Two years ago, the restaurant was awarded its third Michelin star, and ever since customers have flocked to the restaurant in droves. Media, gourmets, and sensation-seekers with a deep pocket beat a path to their door. Joan finds the situation very gratifying: "It is wonderful that people want to come here, because we don't want to go anywhere else. This is where we live, this is where we buy our produce, so this is where we want to be able to welcome our guests."

A mild breeze rustles through the ivy climbing up the walls. Joan crosses his legs and swings his foot, clad in an Adidas Limited Edition, rhythmically. He tells us that his first attempts at cooking took place in the family-owned restaurant, Can Roca. It was his mother and his grandmother who taught him the treasured secrets of Catalan cuisine. Joan, the eldest, was the first of the three brothers to go to the Girona Catering School, and he even gave lessons there for some time.
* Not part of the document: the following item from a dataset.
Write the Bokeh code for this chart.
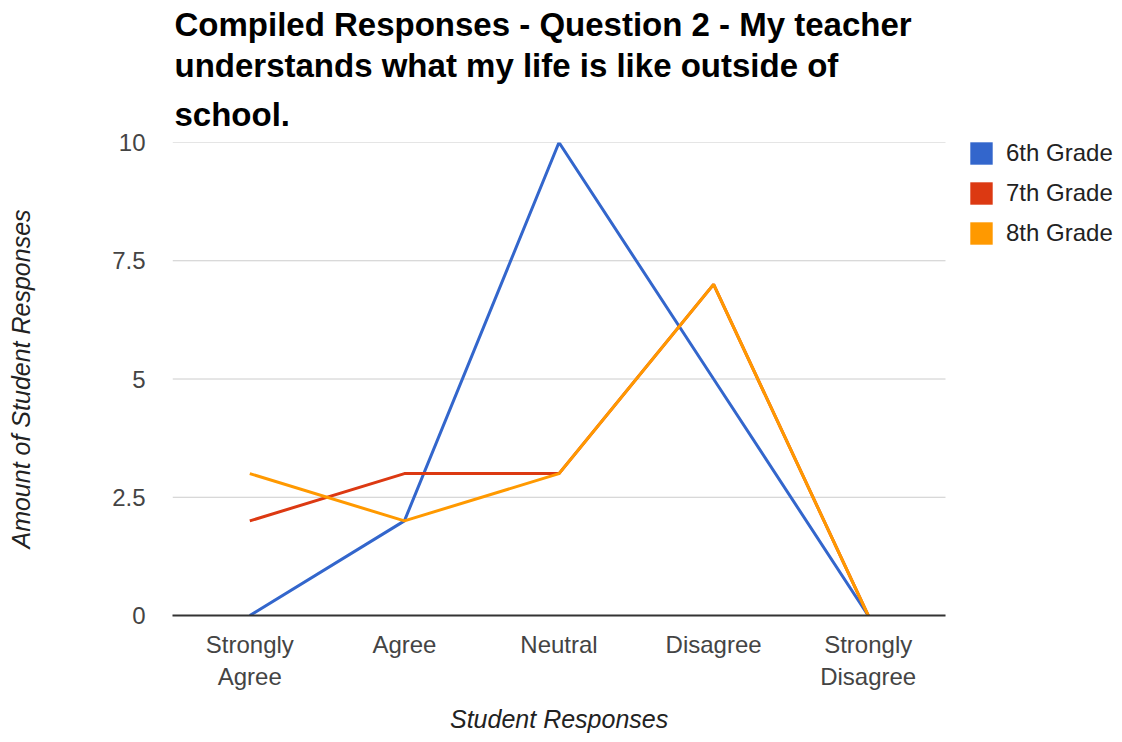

In 1986, he took over his parent's restaurant. Tacking "El Celler de" on to the existing name, he set the cornerstone for the next generation of the family establishment. Eleven years later, his youngest brother Jordi, born in 1978, joined him and went on to discover his particular passion for cooking. Starting to work in the family business at the age of 19, Jordi spent time at all the different stations of the restaurant. During his stint with Damian Allsop, a master chocolatier who worked in El Celler de Can Roca at the time, he found his true calling. Joan smiles in recollection: "It's wonderful, we're making our parents happy."

There is no strategy behind our concept; what we do has nothing to do with calculations. We’re just very lucky that the three of us, different though we may be, complement each other perfectly. Each of us contributes his own essential perspective to our creative triangle – otherwise it wouldn't work.

Ever since, the three brothers have been working together successfully, and currently only one small step separates them from being ranked the best restaurant in the world. Each of them is in charge of his own specific domain. On Tuesday mornings, the restaurant is closed in order for them to dedicate themselves to their shared passion. Joan explains: "The entire team gets together in the kitchen and tries out new things. Everyone reports on what's been happening and what they've discovered during the week. Creativity is our creed."

And this innate creativity is reflected in each and every delicacy that appears in every possible shape – and is never served simply in plates: the first amuse-bouche consists of caramelized olives that have been hung with minute hooks from the branches of an olive bonsai tree. This is followed by bite-sized interpretations of five different countries that reveal themselves when the lantern-like object served is opened. And a small, Campari-like cocktail served between the numerous, yet perfectly portioned courses, is made to be consumed in a single sip encased in a half-solid butter cream shell that bursts as soon as it comes in contact with the tongue. In short, the experience is enough to make all the senses spin – and not just because of the exquisite wines selected for each course. Feasting in this wonderland simply has nothing in common with ordinary eating habits.

And Joan is not in the least worried that their well of creativity might dry up under the pressure of success. "I have enough time for my family. And in the early morning, before the tourists show up in town, I go for a walk in the woods or in the old part of the city. While I read or ride my bicycle new ideas appear without any special effort on my part and the same is true for my brothers."